The semester starts soon, and against my better judgement I have decided to study towards a third university degree, the "LLB" (Bachelor in Law), or rather, a post-graduate equivalent. Without 'bleating' or ranting about the cost (which is not the university's fault, but the government's, since they slashed 84% of all Higher Education funding back in 2016, which naturally does not affect the already avariciously rich nobs, but only the ordinary hard working God fearing honest people of this once great nation), I have been looking at how much I am going to have to fork out. It's a lot of money (over one and a half grand per course ['module'], meaning it will probably cost me somewhere in the region of eight thousand pounds, and then some). The university have been very kind in approving my application for further study and I am looking forward to having a purpose again.
I have, however, been rather ill this morning. Someone at work was ill all day yesterday, and I perhaps caught it from them. It was bloody awful, the whole morning. Were it not for little Ronulus Latrator I would surely have felt much worse. It is said that dogs can sense people's emotions and read people's faces much better than many other species of animal. I even read recently that a study in Japan proved that dogs actually cry when they see their owners after being separated from them for some time. Little Ronulus Latrator is the best dog in the world, a weight of support in trying times, a thoroughly good chap.
Back to law. Naturally, instead of reading about modern law, I have instead been reading (translating) Cicero's De Legibus. I dimly recall that somewhere in the writings of Ammianus Marcellinus there was a brief paragraph explaining the different approaches ancient lawyers took to tackling cases, which again may be instrumental. I also recently bought a copy of Isaeus' works. This was an Attic orator that specialised in inheritance law. His speeches are excellent, because many of them are brief.
The first course ('module') is about Public Law, with a focus on the Constitution. I have only three books which are relevant to that particular subject (two of them are merely pdfs downloaded from the university's library when I was still a student). One is really quite excellent, a hard copy, and all three are from Cambridge University. Law in Context: The British Government and the Constitution by Turpin and Tomkins. It is the only one I have yet read, and I am still only two thirds of the way through it. The other two will no doubt be just as good. They are both Cambridge Companions. One focuses on Comparative Constitutional Law and the other Public Law. These are the 'break you in gently' law books. The study of the law is really quite involved, and unless one enjoys evidence based analysis and quibbling over miniscule minutiae, one would have no aptitude for such a subject.
I will, of course, tow the line.
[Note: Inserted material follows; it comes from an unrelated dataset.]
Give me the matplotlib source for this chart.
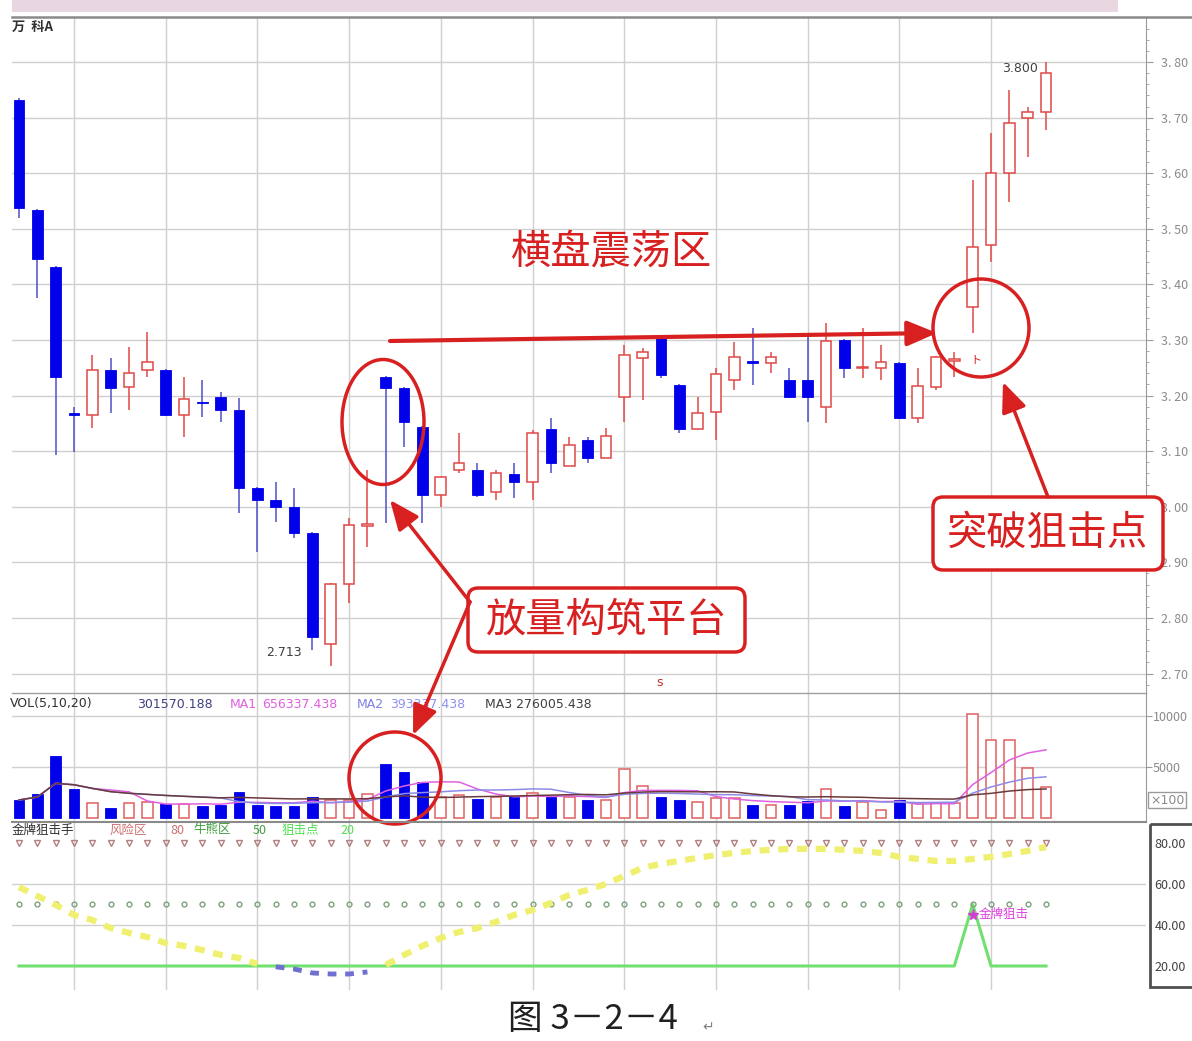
import numpy as np
import pandas as pd
import matplotlib
matplotlib.use("Agg")
import matplotlib.pyplot as plt
from matplotlib.patches import Ellipse, FancyBboxPatch, Rectangle

plt.rcParams['font.family'] = ['Noto Sans CJK SC', 'DejaVu Sans']

# daily K-line, 万科A
opens = [3.732, 3.534, 3.431, 3.167, 3.165, 3.246, 3.215, 3.246, 3.246, 3.165,
         3.188, 3.197, 3.174, 3.034, 3.012, 3.000, 2.953, 2.753, 2.861, 2.966,
         3.233, 3.214, 3.144, 3.021, 3.066, 3.066, 3.027, 3.059, 3.045, 3.140,
         3.073, 3.120, 3.088, 3.198, 3.268, 3.304, 3.219, 3.140, 3.171, 3.228,
         3.261, 3.259, 3.228, 3.228, 3.180, 3.300, 3.249, 3.250, 3.259, 3.160,
         3.216, 3.263, 3.359, 3.471, 3.600, 3.699, 3.710]
highs = [3.735, 3.536, 3.433, 3.179, 3.273, 3.268, 3.287, 3.314, 3.248, 3.233,
         3.228, 3.206, 3.196, 3.036, 3.045, 3.034, 2.955, 2.862, 2.980, 3.066,
         3.235, 3.216, 3.146, 3.056, 3.133, 3.079, 3.066, 3.079, 3.138, 3.160,
         3.126, 3.126, 3.142, 3.291, 3.286, 3.306, 3.221, 3.198, 3.250, 3.296,
         3.322, 3.279, 3.250, 3.309, 3.331, 3.302, 3.322, 3.291, 3.261, 3.250,
         3.271, 3.278, 3.588, 3.672, 3.750, 3.719, 3.800]
lows = [3.519, 3.376, 3.093, 3.099, 3.142, 3.169, 3.174, 3.233, 3.163, 3.126,
        3.162, 3.152, 2.989, 2.919, 2.973, 2.944, 2.742, 2.713, 2.827, 2.928,
        2.971, 3.108, 2.971, 3.000, 3.061, 3.018, 3.012, 3.016, 3.012, 3.061,
        3.073, 3.079, 3.088, 3.153, 3.192, 3.232, 3.133, 3.138, 3.120, 3.210,
        3.219, 3.241, 3.196, 3.153, 3.151, 3.232, 3.232, 3.228, 3.158, 3.151,
        3.210, 3.233, 3.313, 3.440, 3.548, 3.629, 3.678]
closes = [3.537, 3.446, 3.233, 3.165, 3.246, 3.214, 3.241, 3.260, 3.165, 3.194,
          3.186, 3.174, 3.034, 3.012, 3.000, 2.953, 2.766, 2.861, 2.967, 2.968,
          3.214, 3.153, 3.021, 3.054, 3.079, 3.021, 3.061, 3.045, 3.133, 3.079,
          3.111, 3.088, 3.127, 3.273, 3.278, 3.237, 3.140, 3.169, 3.239, 3.269,
          3.259, 3.270, 3.198, 3.198, 3.298, 3.250, 3.251, 3.261, 3.160, 3.217,
          3.269, 3.265, 3.467, 3.600, 3.690, 3.710, 3.780]
# volume (x100)
volumes = [1765, 2353, 6078, 2843, 1471, 980, 1471, 1569, 1373, 1373,
           1176, 1275, 2549, 1275, 1176, 1176, 2059, 1765, 1765, 2353,
           5294, 4510, 3529, 2059, 2255, 1863, 2059, 2157, 2451, 2059,
           2059, 1765, 1765, 4804, 3137, 2059, 1765, 1569, 1961, 1961,
           1275, 1275, 1275, 1667, 2843, 1176, 1569, 784, 1765, 1471,
           1471, 1471, 10196, 7647, 7647, 4902, 3016]
# 金牌狙击手 main line
jjsj = [58.5, 54.1, 49.8, 44.9, 42.4, 38.5, 36.1, 34.1, 31.2, 29.8,
        27.8, 25.4, 23.9, 21.0, 19.6, 18.5, 16.6, 16.1, 16.1, 17.1,
        20.5, 25.4, 29.8, 33.7, 36.6, 38.5, 41.5, 44.9, 47.3, 50.7,
        54.6, 57.1, 60.0, 63.9, 67.8, 69.8, 71.2, 72.7, 74.1, 75.1,
        76.1, 76.6, 77.1, 77.1, 77.1, 76.6, 76.1, 75.1, 73.2, 72.2,
        71.2, 71.2, 72.2, 73.2, 74.6, 76.1, 78.0]
# 狙击点 signal line
snipe = [20, 20, 20, 20, 20, 20, 20, 20, 20, 20,
         20, 20, 20, 20, 20, 20, 20, 20, 20, 20,
         20, 20, 20, 20, 20, 20, 20, 20, 20, 20,
         20, 20, 20, 20, 20, 20, 20, 20, 20, 20,
         20, 20, 20, 20, 20, 20, 20, 20, 20, 20,
         20, 20, 50, 20, 20, 20, 20]
risk_level = 80
bull_level = 50
price_ticks = [2.7, 2.8, 2.9, 3.0, 3.1, 3.2, 3.3, 3.4, 3.5, 3.6, 3.7, 3.8]
vol_ticks = [5000, 10000]
ind_ticks = [20, 40, 60, 80]

RED = '#e04848'
BLUE = '#0000ea'
ARED = '#d82020'
GRID = '#d0d0d0'

W, H = 1192, 1041
fig = plt.figure(figsize=(W / 100, H / 100), dpi=100)
fig.patch.set_facecolor('white')


def box(x0, y0, x1, y1):
    return [x0 / W, 1 - y1 / H, (x1 - x0) / W, (y1 - y0) / H]


ax = fig.add_axes(box(12, 17, 1146, 693))
axv = fig.add_axes(box(12, 693, 1146, 822))
axi = fig.add_axes(box(12, 822, 1146, 990))

x = np.arange(len(opens))
grid_x = x[3::5]
for a in (ax, axv, axi):
    a.set_xlim(-0.38, 61.45)
    a.set_xticks([])
    for s in ('left', 'top', 'bottom'):
        a.spines[s].set_visible(False)
    a.spines['right'].set_color('#9a9a9a')
    for gx in grid_x:
        a.axvline(gx, color=GRID, lw=1, zorder=0)

# ---- price panel
for i in x:
    o, h, l, c = opens[i], highs[i], lows[i], closes[i]
    if c >= o:
        ax.vlines(i, l, h, color=RED, lw=1.1, zorder=2)
        ax.bar(i, max(c - o, 0.003), 0.58, bottom=o, facecolor='white',
               edgecolor=RED, lw=1.1, zorder=3)
    else:
        ax.vlines(i, l, h, color='#5050c8', lw=1.1, zorder=2)
        ax.bar(i, max(o - c, 0.003), 0.58, bottom=c, facecolor=BLUE,
               edgecolor=BLUE, lw=0.6, zorder=3)
ax.set_ylim(2.665, 3.881)
ax.yaxis.tick_right()
ax.set_yticks(price_ticks)
ax.set_yticklabels([f"{t:.2f}".replace('.', '. ') for t in price_ticks])
ax.set_yticks(np.arange(2.68, 3.87, 0.02), minor=True)
ax.tick_params(axis='y', which='major', length=5, color='#9a9a9a',
               labelcolor='#8a8a8a', labelsize=9, pad=6)
ax.tick_params(axis='y', which='minor', length=2, color='#9a9a9a')
for t in price_ticks:
    ax.axhline(t, color=GRID, lw=1, zorder=0)

imax = int(np.argmax(highs))
imin = int(np.argmin(lows))
ax.text(imax - 2.4, highs[imax] - 0.012, f"{highs[imax]:.3f}", color='#404040',
        fontsize=9, family='DejaVu Sans', va='center')
ax.text(imin - 3.5, lows[imin] + 0.025, f"{lows[imin]:.3f}", color='#404040',
        fontsize=9, family='DejaVu Sans', va='center')
ax.text(52.2, lows[52] - 0.05, 'ト', color=ARED, fontsize=8, ha='center', va='center')

# ---- volume panel
vol = pd.Series(volumes, dtype=float)
for i in x:
    if closes[i] >= opens[i]:
        axv.bar(i, volumes[i], 0.58, facecolor='white', edgecolor='#e06060', lw=1.1, zorder=3)
    else:
        axv.bar(i, volumes[i], 0.58, facecolor=BLUE, edgecolor=BLUE, lw=0.6, zorder=3)
axv.plot(x, vol.rolling(5, min_periods=1).mean(), color='#e060e0', lw=1.1, zorder=4)
axv.plot(x, vol.rolling(10, min_periods=1).mean(), color='#8c8ce8', lw=1.1, zorder=4)
axv.plot(x, vol.rolling(20, min_periods=1).mean(), color='#6a3a3a', lw=1.1, zorder=4)
axv.set_ylim(-392, 12255)
axv.yaxis.tick_right()
axv.set_yticks(vol_ticks)
axv.set_yticklabels([str(v) for v in vol_ticks])
axv.tick_params(axis='y', length=4, color='#9a9a9a', labelcolor='#8a8a8a',
                labelsize=9, pad=1)
for v in vol_ticks:
    axv.axhline(v, color=GRID, lw=1, zorder=0)

# ---- 金牌狙击手 panel
jj = np.array(jjsj, dtype=float)
axi.plot(x, np.where(jj >= 20, jj, np.nan), color='#f0f070', lw=4.5,
         linestyle=(0, (1.6, 1.4)), solid_capstyle='butt', zorder=3)
axi.plot(x, np.where(jj < 20, jj, np.nan), color='#7070d0', lw=3.5,
         linestyle=(0, (1.8, 1.8)), zorder=3)
axi.plot(x, snipe, color='#70e070', lw=2.2, zorder=2)
axi.plot(x, [risk_level] * len(x), ls='none', marker='v', ms=4,
         color='#b08080', mfc='none', mew=1, zorder=2)
axi.plot(x, [bull_level] * len(x), ls='none', marker='o', ms=3.5,
         color='#80a080', mfc='none', mew=1, zorder=2)
isig = int(np.argmax(snipe))
axi.plot(isig, snipe[isig] - 5, marker='*', ms=8, color='#d040d0', zorder=5)
axi.text(isig + 0.3, snipe[isig] - 5, '金牌狙击', color='#e040e0', fontsize=9,
         va='center', zorder=5)
axi.set_ylim(8.3, 90.2)
axi.yaxis.tick_right()
axi.set_yticks(ind_ticks)
axi.set_yticklabels([f"{t:.2f}" for t in ind_ticks])
axi.tick_params(axis='y', length=0, labelcolor='#404040', labelsize=9, pad=6)
axi.spines['right'].set_visible(False)
for t in (40, 60):
    axi.axhline(t, color=GRID, lw=1, zorder=0)

# ---- overlay for frame, captions and marks drawn on the picture
ov = fig.add_axes([0, 0, 1, 1])
ov.set_xlim(0, W)
ov.set_ylim(H, 0)
ov.axis('off')
ov.patch.set_alpha(0)

ov.add_patch(Rectangle((12, 0), 1106, 12, color='#e8d6e1', lw=0))
ov.plot([12, W], [17, 17], color='#8a8a8a', lw=1.8)
ov.plot([12, 1146], [693, 693], color='#a0a0a0', lw=1)
ov.plot([12, 1146], [822, 822], color='#8a8a8a', lw=1.5)
ov.add_patch(Rectangle((1150, 824), 60, 163, fill=False, ec='#505050', lw=2))
ov.text(1150, 800, '×100', fontsize=9, color='#8a8a8a', va='center',
        family='DejaVu Sans',
        bbox=dict(boxstyle='square,pad=0.15', fc='white', ec='#9a9a9a', lw=1))
ov.text(12, 27, '万  科A', fontsize=9.5, weight='bold', color='#303030', va='center')

# headers
hy = 704
for tx, s, c in [(10, 'VOL(5,10,20)', '#303030'), (137, '301570.188', '#404080'),
                 (230, 'MA1', '#e060e0'), (262, '656337.438', '#e060e0'),
                 (357, 'MA2', '#8080e0'), (390, '393337.438', '#9090f0'),
                 (485, 'MA3 276005.438', '#404040')]:
    ov.text(tx, hy, s, fontsize=9, color=c, va='center', family='DejaVu Sans')
for tx, s, c in [(12, '金牌狙击手', '#303030'), (110, '风险区', '#d07070'),
                 (170, '80', '#d07070'), (193, '牛熊区', '#40a040'),
                 (253, '50', '#40a040'), (282, '狙击点', '#50e050'),
                 (340, '20', '#50e050')]:
    ov.text(tx, 830, s, fontsize=9, color=c, va='center')
ov.text(660, 682, 's', fontsize=9, color='#c03030', ha='center', va='center',
        family='DejaVu Sans')

# annotations
ov.text(612, 252, '横盘震荡区', fontsize=29, color=ARED, ha='center', va='center')
ov.annotate('', xy=(937, 333), xytext=(390, 341),
            arrowprops=dict(arrowstyle='-|>,head_length=1.3,head_width=0.55',
                            lw=3, color=ARED, shrinkA=0, shrinkB=0, mutation_scale=14))
ov.add_patch(Ellipse((383, 422), 82, 125, fill=False, ec=ARED, lw=2.5))
ov.add_patch(Ellipse((981, 328), 96, 98, fill=False, ec=ARED, lw=2.5))
ov.add_patch(Ellipse((395, 778), 92, 92, fill=False, ec=ARED, lw=2.5))

ov.add_patch(FancyBboxPatch((468, 588), 277, 64,
                            boxstyle='round,pad=0,rounding_size=10',
                            fc='white', ec=ARED, lw=2.5))
ov.text(606, 620, '放量构筑平台', fontsize=29, color=ARED, ha='center', va='center')
for tip in [(390, 500), (413, 735)]:
    ov.annotate('', xy=tip, xytext=(470, 602),
                arrowprops=dict(arrowstyle='-|>,head_length=1.3,head_width=0.55',
                                lw=2.5, color=ARED, shrinkA=0, shrinkB=0,
                                mutation_scale=14))

ov.add_patch(FancyBboxPatch((933, 497), 230, 73,
                            boxstyle='round,pad=0,rounding_size=10',
                            fc='white', ec=ARED, lw=2.5))
ov.text(1047, 533, '突破狙击点', fontsize=29, color=ARED, ha='center', va='center')
ov.annotate('', xy=(1003, 382), xytext=(1048, 497),
            arrowprops=dict(arrowstyle='-|>,head_length=1.3,head_width=0.55',
                            lw=2.5, color=ARED, shrinkA=0, shrinkB=0, mutation_scale=14))

ov.text(508, 1020, '图 3－2－4', fontsize=25, color='#202020', va='center')
ov.text(702, 1027, '↵', fontsize=10, color='#808080', va='center', family='DejaVu Sans')

fig.savefig('out.png', dpi=100)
This is not the first time I have studied... Therefore, the best thing to do is simply regurgitate what the university shove down your throat. As Noam Chomsky said, education is all about jumping through hoops. There is no independent thought, no original research, nothing. It's much like the Malvina Reynolds' song Little Boxes. You do as your told, like a soldier. There are some things which I will have that perhaps not many other of my colleagues will when I begin studying in 3 weeks time: a classical education. It is curious, but just about any branch of study is also applicable to law. If one has studied psychology or psychiatry, both these disciplines are relevant. Moreover, forensic evidence is also very important, so if one were a biologist then that is also relevant. Therefore, I know enough to know that my educational background only extends so far. There is one thing which a classical studies specialist has which neither psychologists, psychiatrists or biologists don't have: the actual business of constructing, orating and winning cases. If anyone thinks that lawyers today are more eloquent, charismatic and shrewd than the lawyers of ancient Greece and Rome, they had best think again. Besides doctors and soldiers, they were all law men, all of them. Even Ovid studied law (before he decided to become a poet). I am looking forward to having some kind of purpose again in my life. Besides, even if I cannot (finally) scrape a decent living here with three degrees, one of which in law, I certainly will be able to elsewhere in the world. Fortunately, having worked under Bligh, I don't flinch as I once did at someone approaching me in a violent manner, being utterly fearless now, indomitable. Armed with a solid work ethic, being very industrious indeed, I can move myself, and all my books, elsewhere in the world, should I wish to, somewhere that there is more opportunity than the lowest most basest slave, being ordered about by ill-mannered and brutish foreigners.